### Given entries:
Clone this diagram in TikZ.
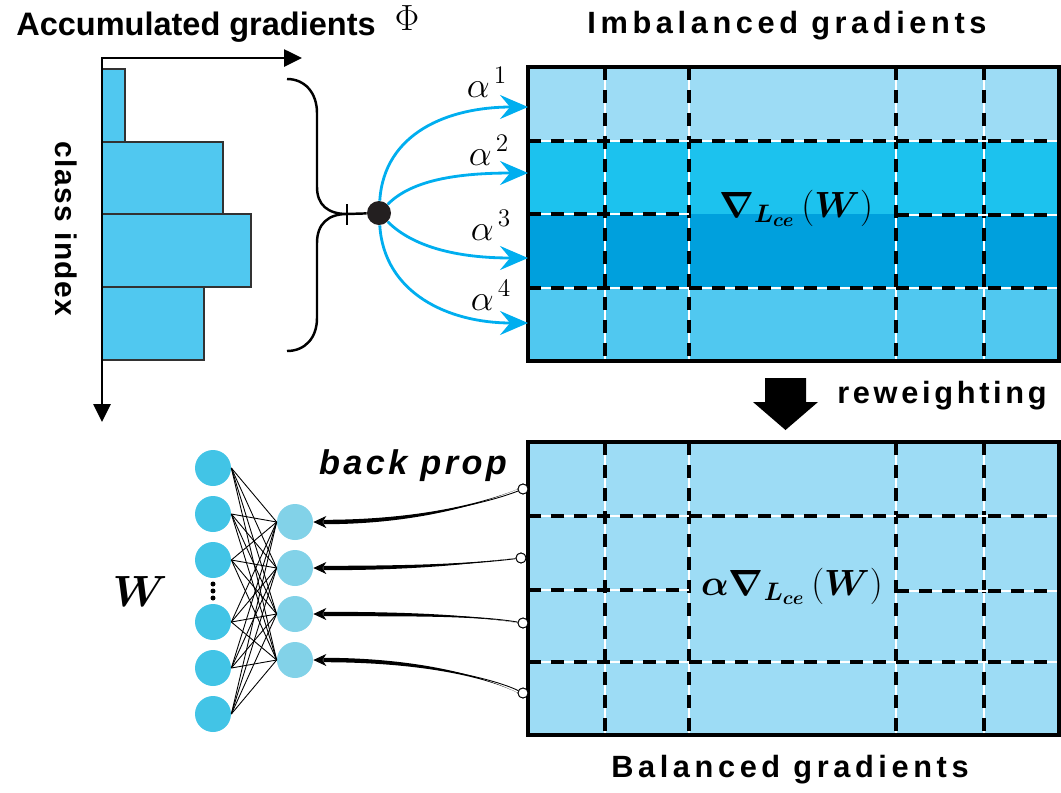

---

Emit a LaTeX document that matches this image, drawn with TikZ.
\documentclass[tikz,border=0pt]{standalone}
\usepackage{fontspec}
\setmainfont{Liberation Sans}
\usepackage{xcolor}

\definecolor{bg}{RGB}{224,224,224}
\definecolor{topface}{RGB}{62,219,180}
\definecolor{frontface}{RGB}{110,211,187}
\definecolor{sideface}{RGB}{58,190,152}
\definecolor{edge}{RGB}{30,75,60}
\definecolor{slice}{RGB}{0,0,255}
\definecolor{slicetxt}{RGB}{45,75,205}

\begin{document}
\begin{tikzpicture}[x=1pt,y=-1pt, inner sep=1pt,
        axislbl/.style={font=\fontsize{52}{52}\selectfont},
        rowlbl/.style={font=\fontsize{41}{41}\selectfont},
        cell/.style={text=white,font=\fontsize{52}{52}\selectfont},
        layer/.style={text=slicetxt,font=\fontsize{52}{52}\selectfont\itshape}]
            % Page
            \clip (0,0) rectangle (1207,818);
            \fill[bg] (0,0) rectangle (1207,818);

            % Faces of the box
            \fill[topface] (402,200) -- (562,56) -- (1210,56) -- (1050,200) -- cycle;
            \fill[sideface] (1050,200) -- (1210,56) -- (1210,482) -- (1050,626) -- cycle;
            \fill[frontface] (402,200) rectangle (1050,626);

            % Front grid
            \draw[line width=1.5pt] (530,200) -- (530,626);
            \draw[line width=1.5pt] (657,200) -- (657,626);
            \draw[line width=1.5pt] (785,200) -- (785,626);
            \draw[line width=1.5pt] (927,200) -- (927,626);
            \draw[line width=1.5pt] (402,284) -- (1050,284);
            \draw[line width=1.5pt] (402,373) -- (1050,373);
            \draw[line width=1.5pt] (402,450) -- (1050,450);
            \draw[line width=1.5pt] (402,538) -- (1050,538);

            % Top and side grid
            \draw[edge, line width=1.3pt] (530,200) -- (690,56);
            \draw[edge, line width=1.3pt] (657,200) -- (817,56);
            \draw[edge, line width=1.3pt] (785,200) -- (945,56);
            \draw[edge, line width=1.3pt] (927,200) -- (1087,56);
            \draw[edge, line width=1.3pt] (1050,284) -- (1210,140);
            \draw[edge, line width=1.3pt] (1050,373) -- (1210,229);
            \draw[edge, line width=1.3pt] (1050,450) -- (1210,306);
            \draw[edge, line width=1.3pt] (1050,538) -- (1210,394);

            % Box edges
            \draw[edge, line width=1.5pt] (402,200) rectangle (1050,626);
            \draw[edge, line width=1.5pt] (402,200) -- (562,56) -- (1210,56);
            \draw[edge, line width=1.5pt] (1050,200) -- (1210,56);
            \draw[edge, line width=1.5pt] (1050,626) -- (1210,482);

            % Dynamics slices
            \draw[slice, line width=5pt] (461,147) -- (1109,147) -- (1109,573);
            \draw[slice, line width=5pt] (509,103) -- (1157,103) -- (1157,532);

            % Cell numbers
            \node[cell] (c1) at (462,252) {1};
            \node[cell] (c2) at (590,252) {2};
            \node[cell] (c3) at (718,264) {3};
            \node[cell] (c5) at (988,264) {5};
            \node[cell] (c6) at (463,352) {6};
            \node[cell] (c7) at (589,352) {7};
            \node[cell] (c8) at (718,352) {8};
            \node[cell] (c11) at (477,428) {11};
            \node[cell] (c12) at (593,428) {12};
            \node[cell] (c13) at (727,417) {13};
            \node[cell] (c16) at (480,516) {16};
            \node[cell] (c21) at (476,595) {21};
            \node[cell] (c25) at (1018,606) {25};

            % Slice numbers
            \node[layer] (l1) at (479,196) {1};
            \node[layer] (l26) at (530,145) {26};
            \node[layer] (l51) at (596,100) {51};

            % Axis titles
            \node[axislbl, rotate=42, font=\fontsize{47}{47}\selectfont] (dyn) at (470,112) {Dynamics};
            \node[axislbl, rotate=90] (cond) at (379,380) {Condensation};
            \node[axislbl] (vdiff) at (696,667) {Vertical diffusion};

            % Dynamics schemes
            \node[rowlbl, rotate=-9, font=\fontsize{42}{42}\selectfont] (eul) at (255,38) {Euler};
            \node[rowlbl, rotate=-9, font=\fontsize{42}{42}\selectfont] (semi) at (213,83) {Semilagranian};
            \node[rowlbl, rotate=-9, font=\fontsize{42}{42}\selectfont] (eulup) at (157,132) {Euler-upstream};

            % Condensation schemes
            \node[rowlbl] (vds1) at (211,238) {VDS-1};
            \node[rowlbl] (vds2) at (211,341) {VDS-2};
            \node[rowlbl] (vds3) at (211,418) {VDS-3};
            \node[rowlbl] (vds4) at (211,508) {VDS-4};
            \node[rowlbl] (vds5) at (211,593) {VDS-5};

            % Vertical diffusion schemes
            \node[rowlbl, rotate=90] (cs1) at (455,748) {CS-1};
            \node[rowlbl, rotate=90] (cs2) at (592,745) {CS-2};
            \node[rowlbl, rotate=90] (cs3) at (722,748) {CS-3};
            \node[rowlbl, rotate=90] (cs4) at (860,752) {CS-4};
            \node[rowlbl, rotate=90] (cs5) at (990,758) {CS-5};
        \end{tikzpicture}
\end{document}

==

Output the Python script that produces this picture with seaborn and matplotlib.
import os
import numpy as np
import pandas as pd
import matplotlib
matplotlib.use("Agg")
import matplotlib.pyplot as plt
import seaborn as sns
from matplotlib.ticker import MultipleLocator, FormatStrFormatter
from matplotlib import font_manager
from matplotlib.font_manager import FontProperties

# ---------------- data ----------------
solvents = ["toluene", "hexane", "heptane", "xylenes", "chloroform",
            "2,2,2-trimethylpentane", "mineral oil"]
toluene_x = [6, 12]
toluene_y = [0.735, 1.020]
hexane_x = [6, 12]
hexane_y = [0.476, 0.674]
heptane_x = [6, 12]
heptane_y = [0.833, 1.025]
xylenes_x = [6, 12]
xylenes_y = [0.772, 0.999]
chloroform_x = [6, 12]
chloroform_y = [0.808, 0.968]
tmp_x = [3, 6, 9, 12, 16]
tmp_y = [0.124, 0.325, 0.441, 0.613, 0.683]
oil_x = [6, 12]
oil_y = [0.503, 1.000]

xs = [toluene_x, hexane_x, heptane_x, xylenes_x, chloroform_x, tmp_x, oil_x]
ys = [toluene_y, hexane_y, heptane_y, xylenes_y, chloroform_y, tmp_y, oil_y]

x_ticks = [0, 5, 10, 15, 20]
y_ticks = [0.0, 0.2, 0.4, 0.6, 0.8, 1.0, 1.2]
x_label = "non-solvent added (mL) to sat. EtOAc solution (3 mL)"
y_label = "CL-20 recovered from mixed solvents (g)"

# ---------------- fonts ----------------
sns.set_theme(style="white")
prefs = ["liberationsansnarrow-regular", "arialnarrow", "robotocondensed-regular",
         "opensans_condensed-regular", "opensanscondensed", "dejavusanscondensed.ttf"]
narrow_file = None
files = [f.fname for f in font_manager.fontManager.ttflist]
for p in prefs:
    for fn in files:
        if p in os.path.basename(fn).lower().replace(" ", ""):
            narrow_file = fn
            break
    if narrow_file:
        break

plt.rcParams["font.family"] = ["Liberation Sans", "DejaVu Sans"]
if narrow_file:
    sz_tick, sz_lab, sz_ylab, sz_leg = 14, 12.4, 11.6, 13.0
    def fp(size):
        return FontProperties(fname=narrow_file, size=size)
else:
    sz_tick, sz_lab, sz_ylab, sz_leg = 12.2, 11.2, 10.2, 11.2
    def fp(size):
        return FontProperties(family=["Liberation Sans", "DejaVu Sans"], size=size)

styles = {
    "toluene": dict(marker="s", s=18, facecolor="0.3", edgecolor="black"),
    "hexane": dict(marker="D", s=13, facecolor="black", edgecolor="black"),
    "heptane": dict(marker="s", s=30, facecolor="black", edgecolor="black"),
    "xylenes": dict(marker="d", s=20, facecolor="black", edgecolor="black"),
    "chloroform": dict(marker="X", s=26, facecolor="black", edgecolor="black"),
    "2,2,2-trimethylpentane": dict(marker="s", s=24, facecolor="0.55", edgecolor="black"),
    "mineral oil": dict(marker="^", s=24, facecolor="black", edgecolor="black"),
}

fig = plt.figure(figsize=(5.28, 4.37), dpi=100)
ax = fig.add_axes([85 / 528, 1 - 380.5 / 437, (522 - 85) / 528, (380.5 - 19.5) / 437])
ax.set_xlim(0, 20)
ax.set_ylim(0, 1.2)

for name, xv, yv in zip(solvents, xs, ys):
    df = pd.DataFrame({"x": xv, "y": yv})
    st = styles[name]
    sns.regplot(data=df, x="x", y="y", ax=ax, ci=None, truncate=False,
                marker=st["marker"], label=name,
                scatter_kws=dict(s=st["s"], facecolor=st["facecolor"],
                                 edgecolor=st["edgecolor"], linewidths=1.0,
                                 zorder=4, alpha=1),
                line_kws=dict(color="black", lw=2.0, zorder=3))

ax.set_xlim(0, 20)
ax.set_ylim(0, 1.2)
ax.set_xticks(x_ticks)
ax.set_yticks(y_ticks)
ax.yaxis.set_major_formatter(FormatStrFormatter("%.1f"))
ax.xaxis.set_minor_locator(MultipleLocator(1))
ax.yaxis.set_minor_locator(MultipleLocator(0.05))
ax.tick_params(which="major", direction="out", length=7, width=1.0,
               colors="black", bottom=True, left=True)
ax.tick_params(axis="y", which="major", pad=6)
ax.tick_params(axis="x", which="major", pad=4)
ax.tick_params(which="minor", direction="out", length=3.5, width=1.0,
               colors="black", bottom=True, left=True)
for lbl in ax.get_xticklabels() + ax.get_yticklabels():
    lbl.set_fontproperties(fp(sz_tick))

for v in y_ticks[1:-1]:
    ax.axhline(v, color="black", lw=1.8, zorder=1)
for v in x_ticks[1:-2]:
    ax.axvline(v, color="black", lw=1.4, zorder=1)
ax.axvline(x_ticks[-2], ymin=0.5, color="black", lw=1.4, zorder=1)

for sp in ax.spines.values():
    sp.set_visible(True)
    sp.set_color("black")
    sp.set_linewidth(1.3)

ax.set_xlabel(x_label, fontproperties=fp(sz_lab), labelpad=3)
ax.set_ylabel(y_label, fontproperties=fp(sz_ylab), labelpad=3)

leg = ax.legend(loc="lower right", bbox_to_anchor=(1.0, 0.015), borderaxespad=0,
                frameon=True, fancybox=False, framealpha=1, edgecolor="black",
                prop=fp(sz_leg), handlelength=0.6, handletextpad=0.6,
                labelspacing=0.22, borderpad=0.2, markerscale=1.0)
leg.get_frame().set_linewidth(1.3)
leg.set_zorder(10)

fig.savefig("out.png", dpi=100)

### The task:
Give the exact lines, and only those, from the line containing "Output the Python" through the line containing "from matplotlib.font_manager import" in the entries above.

### Expected output:
Output the Python script that produces this picture with seaborn and matplotlib.
import os
import numpy as np
import pandas as pd
import matplotlib
matplotlib.use("Agg")
import matplotlib.pyplot as plt
import seaborn as sns
from matplotlib.ticker import MultipleLocator, FormatStrFormatter
from matplotlib import font_manager
from matplotlib.font_manager import FontProperties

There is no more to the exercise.